A group of people standing in a desert in front of ancient stone steps leading up from a vegetated hollow to a further stone structure, with a pyramid in the distance.
Members of the research team stand in front of the pyramid of Unas’s Valley Temple, which acted as a river harbour in antiquity. Eman Ghoneim

Other pyramids were connected to inlets associated with tributaries of the Ahramat Branch on the edge of the Western Desert. In all, analysis of the ground elevation of 31 pyramids and their proximity to the floodplain helped explain the position and relative water level of the Ahramat Branch during the time between the Old Kingdom and the Second Intermediate Period (roughly 2649–1540 BCE).

Digging deep

Once we had mapped the Ahramat Branch, we surveyed the landscape and its shape, and took deep core samples of soil and sediment to study the structure and sedimentology of the former river. We also worked with archaeologists, scientists and members of local communities to gather more context for our work.

The path of the defunct waterway lies between 2.5 and 10.25 kilometres west of the modern Nile river.

Our research suggests the branch ran for about 64 kilometres, was between two and eight metres deep, and between 200 and 700 metres wide. This is similar to the width of the river today.

At one of the sites we examined, near the town of Jirzah, the Ahramat Branch has a symmetrical channel shape. It has also been filled in with muddy and sandy sediment different to other surrounding deposits and the underlying bedrock. This indicates that the old channel has been slowly buried by fine sediment deposited by floods, as the main flow diverted towards the path of the modern river.

What happened to the Ahramat Branch?

Over time, the Ahramat Branch moved eastward and eventually water stopped flowing along it. We don’t know exactly why. Perhaps the Ahramat Branch and its daughter, the modern river, were active together for a time.

The river may have gradually moved to the lower-lying floodplain, towards the current location of the Nile. It is also possible that tectonic activity tilted the whole floodplain to the northeast.

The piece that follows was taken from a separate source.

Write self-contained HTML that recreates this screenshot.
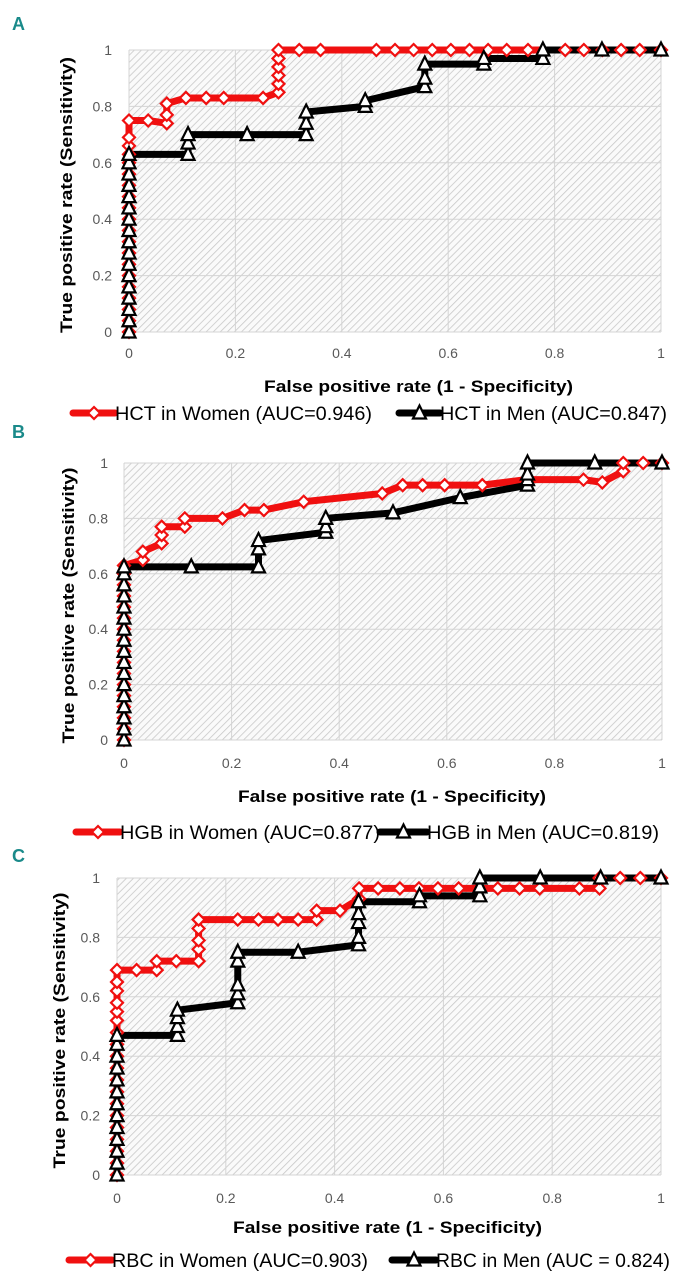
<!DOCTYPE html>
<html><head><meta charset="utf-8"><style>
html,body{margin:0;padding:0;background:#fff;}
svg{display:block;font-family:"Liberation Sans",sans-serif;}
</style></head><body>
<svg id="chart" width="689" height="1280" viewBox="0 0 689 1280" xmlns="http://www.w3.org/2000/svg">
<defs>
<pattern id="hatch" patternUnits="userSpaceOnUse" width="5" height="5" patternTransform="rotate(45)">
<rect width="5" height="5" fill="#fafafa"/>
<line x1="0" y1="0" x2="0" y2="5" stroke="#c8c8c8" stroke-width="1.6"/>
</pattern>
</defs>
</svg>
<script>
// Panel A (HCT)
const aWomenX=[0,0,0,0,0,0,0,0,0,0,0,0,0,0,0,0,0,0,0,0,0.036,0.071,0.071,0.071,0.107,0.145,0.178,0.252,0.281,0.281,0.281,0.281,0.281,0.281,0.32,0.36,0.465,0.5,0.535,0.57,0.605,0.64,0.675,0.71,0.75,0.82,0.855,0.89,0.925,0.96,1];
const aWomenY=[0,0.04,0.08,0.12,0.16,0.2,0.24,0.28,0.32,0.36,0.4,0.44,0.48,0.52,0.56,0.6,0.63,0.66,0.69,0.75,0.75,0.74,0.77,0.81,0.83,0.83,0.83,0.83,0.85,0.88,0.91,0.94,0.97,1,1,1,1,1,1,1,1,1,1,1,1,1,1,1,1,1,1];
const aMenX=[0,0,0,0,0,0,0,0,0,0,0,0,0,0,0,0,0,0.111,0.111,0.111,0.222,0.333,0.333,0.333,0.444,0.444,0.556,0.556,0.556,0.667,0.667,0.778,0.778,0.889,1];
const aMenY=[0,0.04,0.08,0.12,0.16,0.2,0.24,0.28,0.32,0.36,0.4,0.44,0.48,0.52,0.56,0.6,0.63,0.63,0.67,0.70,0.70,0.70,0.74,0.78,0.80,0.82,0.87,0.90,0.95,0.95,0.97,0.97,1,1,1];
// Panel B (HGB)
const bWomenX=[0,0,0,0,0,0,0,0,0,0,0,0,0,0,0,0,0,0.035,0.035,0.07,0.07,0.07,0.113,0.113,0.183,0.224,0.26,0.334,0.48,0.518,0.555,0.596,0.666,0.748,0.854,0.889,0.928,0.928,0.965,1];
const bWomenY=[0,0.04,0.08,0.12,0.16,0.2,0.24,0.28,0.32,0.36,0.4,0.44,0.48,0.52,0.56,0.6,0.63,0.65,0.68,0.71,0.74,0.77,0.77,0.80,0.80,0.83,0.83,0.86,0.89,0.92,0.92,0.92,0.92,0.94,0.94,0.93,0.97,1,1,1];
const bMenX=[0,0,0,0,0,0,0,0,0,0,0,0,0,0,0,0,0,0.125,0.25,0.25,0.25,0.375,0.375,0.375,0.5,0.625,0.75,0.75,0.75,0.75,0.875,1];
const bMenY=[0,0.04,0.08,0.12,0.16,0.2,0.24,0.28,0.32,0.36,0.4,0.44,0.48,0.52,0.56,0.6,0.625,0.625,0.625,0.69,0.72,0.75,0.77,0.80,0.82,0.875,0.92,0.94,0.96,1,1,1];
// Panel C (RBC)
const cWomenX=[0,0,0,0,0,0,0,0,0,0,0,0,0,0,0,0,0,0,0,0.036,0.073,0.073,0.109,0.15,0.15,0.15,0.15,0.15,0.222,0.26,0.296,0.333,0.367,0.367,0.41,0.445,0.445,0.48,0.52,0.555,0.59,0.628,0.665,0.70,0.74,0.777,0.85,0.887,0.887,0.925,0.962,1];
const cWomenY=[0,0.04,0.08,0.12,0.16,0.2,0.24,0.28,0.32,0.36,0.4,0.44,0.48,0.52,0.55,0.58,0.62,0.65,0.69,0.69,0.69,0.72,0.72,0.72,0.76,0.79,0.83,0.86,0.86,0.86,0.86,0.86,0.86,0.89,0.89,0.93,0.965,0.965,0.965,0.965,0.965,0.965,0.965,0.965,0.965,0.965,0.965,0.965,1,1,1,1];
const cMenX=[0,0,0,0,0,0,0,0,0,0,0,0,0,0.111,0.111,0.111,0.111,0.222,0.222,0.222,0.222,0.222,0.333,0.444,0.444,0.444,0.444,0.444,0.556,0.556,0.667,0.667,0.667,0.778,0.889,1];
const cMenY=[0,0.04,0.08,0.12,0.16,0.2,0.24,0.28,0.32,0.36,0.4,0.44,0.47,0.47,0.50,0.53,0.555,0.58,0.61,0.64,0.72,0.75,0.75,0.775,0.80,0.85,0.88,0.92,0.92,0.94,0.94,0.97,1,1,1,1];

const xTicks=[0,0.2,0.4,0.6,0.8,1];
const xTickLabels=["0","0.2","0.4","0.6","0.8","1"];
const yTicks=[0,0.2,0.4,0.6,0.8,1];
const yTickLabels=["0","0.2","0.4","0.6","0.8","1"];

const panels=[
 {id:'a',letter:'A',lx:12,ly:30,x0:129,x1:661,y0:332,y1:50,ytx:112,xty:358,ytitleX:66,xtitle:[264,309,392],
  legY:413,legR:[73,115,115,257,"HCT in Women (AUC=0.946)"],legB:[399,440,440,227,"HCT in Men (AUC=0.847)"],
  wx:aWomenX,wy:aWomenY,mx:aMenX,my:aMenY},
 {id:'b',letter:'B',lx:12,ly:438,x0:124,x1:662,y0:740,y1:463,ytx:108,xty:768,ytitleX:68,xtitle:[238,308,802],
  legY:832,legR:[76,120,120,260,"HGB in Women (AUC=0.877)"],legB:[380,427,427,232,"HGB in Men (AUC=0.819)"],
  wx:bWomenX,wy:bWomenY,mx:bMenX,my:bMenY},
 {id:'c',letter:'C',lx:12,ly:862,x0:117,x1:661,y0:1175,y1:878,ytx:100,xty:1203,ytitleX:59,xtitle:[233,309,1233],
  legY:1260,legR:[69,112,112,256,"RBC in Women (AUC=0.903)"],legB:[392,436,436,234,"RBC in Men (AUC = 0.824)"],
  wx:cWomenX,wy:cWomenY,mx:cMenX,my:cMenY}
];
const NS='http://www.w3.org/2000/svg';
const svg=document.getElementById('chart');
function mk(tag,attrs,parent){const e=document.createElementNS(NS,tag);for(const k in attrs)e.setAttribute(k,attrs[k]);(parent||svg).appendChild(e);return e;}
function diamond(cx,cy,g){const s=6;return mk('polygon',{points:`${cx},${cy-s} ${cx+s},${cy} ${cx},${cy+s} ${cx-s},${cy}`,fill:'#fff',stroke:'#f01010','stroke-width':2.2},g);}
function tri(cx,cy,g){const s=6.5;return mk('polygon',{points:`${cx},${cy-s-1} ${cx+s},${cy+s-1} ${cx-s},${cy+s-1}`,fill:'#fff',stroke:'#000','stroke-width':2.2},g);}

panels.forEach(p=>{
 const g=mk('g',{});
 
 
 const sx=v=>p.x0+v*(p.x1-p.x0);
 const sy=v=>p.y0-v*(p.y0-p.y1);
 const lt=mk('text',{x:p.lx,y:p.ly,fill:'#1a8a8a','font-size':18,'font-weight':'bold'},g);
 lt.textContent=p.letter;
 
 
 const bg=mk('rect',{x:p.x0,y:p.y1,width:p.x1-p.x0,height:p.y0-p.y1,fill:'url(#hatch)'},g);
 
 
 xTicks.forEach((t,i)=>{
  const l=mk('line',{x1:sx(t),x2:sx(t),y1:p.y1,y2:p.y0,stroke:'#d4d4d4','stroke-width':1},g);
  
  
  const tx=mk('text',{x:sx(t),y:p.xty,'text-anchor':'middle',fill:'#595959','font-size':14},g);
  tx.textContent=xTickLabels[i];
  
  
 });
 yTicks.forEach((t,i)=>{
  const l=mk('line',{x1:p.x0,x2:p.x1,y1:sy(t),y2:sy(t),stroke:'#d4d4d4','stroke-width':1},g);
  
  
  const tx=mk('text',{x:p.ytx,y:sy(t)+5,'text-anchor':'end',fill:'#595959','font-size':14},g);
  tx.textContent=yTickLabels[i];
  
  
 });
 const yc=(p.y0+p.y1)/2+4;
 const yt=mk('text',{x:0,y:0,transform:`translate(${p.ytitleX+6},${yc}) rotate(-90)`,'text-anchor':'middle','font-size':17,'font-weight':'bold',fill:'#000',textLength:276,lengthAdjust:'spacingAndGlyphs'},g);
 yt.textContent='True positive rate (Sensitivity)';
 
 
 const xt=mk('text',{x:p.xtitle[0],y:p.xtitle[2],'font-size':17,'font-weight':'bold',fill:'#000',textLength:p.xtitle[1],lengthAdjust:'spacingAndGlyphs'},g);
 xt.textContent='False positive rate (1 - Specificity)';
 
 
 const series=[[p.wx,p.wy,'#f01010',diamond,'women'],[p.mx,p.my,'#000',tri,'men']];
 series.forEach(s=>{
  const pts=s[0].map((x,i)=>sx(x)+','+sy(s[1][i])).join(' ');
  const pl=mk('polyline',{points:pts,fill:'none',stroke:s[2],'stroke-width':7,'stroke-linejoin':'round'},g);
  
  
 });
 series.forEach(s=>{
  s[0].forEach((x,i)=>{
   const m=s[3](sx(x),sy(s[1][i]),g);
   
   
  });
 });
 [[p.legR,'#f01010',diamond,'women'],[p.legB,'#000',tri,'men']].forEach(L=>{
  const d=L[0];
  const lg=mk('g',{},g);
  
  
  mk('line',{x1:d[0],x2:d[1],y1:p.legY,y2:p.legY,stroke:L[1],'stroke-width':7,'stroke-linecap':'round'},lg);
  L[2]((d[0]+d[1])/2,p.legY,lg);
  const t=mk('text',{x:d[2],y:p.legY+7,'font-size':19,fill:'#000',textLength:d[3],lengthAdjust:'spacingAndGlyphs'},lg);
  t.textContent=d[4];
 });
});
</script>
</body></html>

Photo of a woman standing on desert ground examining a piece of rock, with the Great Pyramid of Giza and the Sphinx in the background.
Eman Ghoneim studies the surface topography of the section of the ancient Ahramat Branch located in front of the Pyramids of Giza and the Great Sphinx. Eman Ghoneim

A third possibility is that an increase in windblown sand may have filled up the river’s channel. Increases in sand deposition are most likely related to periods of desertification in the Sahara desert in North Africa.

The movement and diminishing of the Ahramat Branch might also be explained by an overall reduction in water flow due to reduced rainfall and greater aridity in the region, particularly during the end of the Old Kingdom.

This research shows that a multidisciplinary approach to river science is needed to gain a better understanding of dynamic river landscapes. If we want to understand and protect the rivers we have today – and the environmentally and culturally significant sites to which they are inextricably tied – we need a greater appreciation of the interconnected factors that affect rivers and how they can be managed.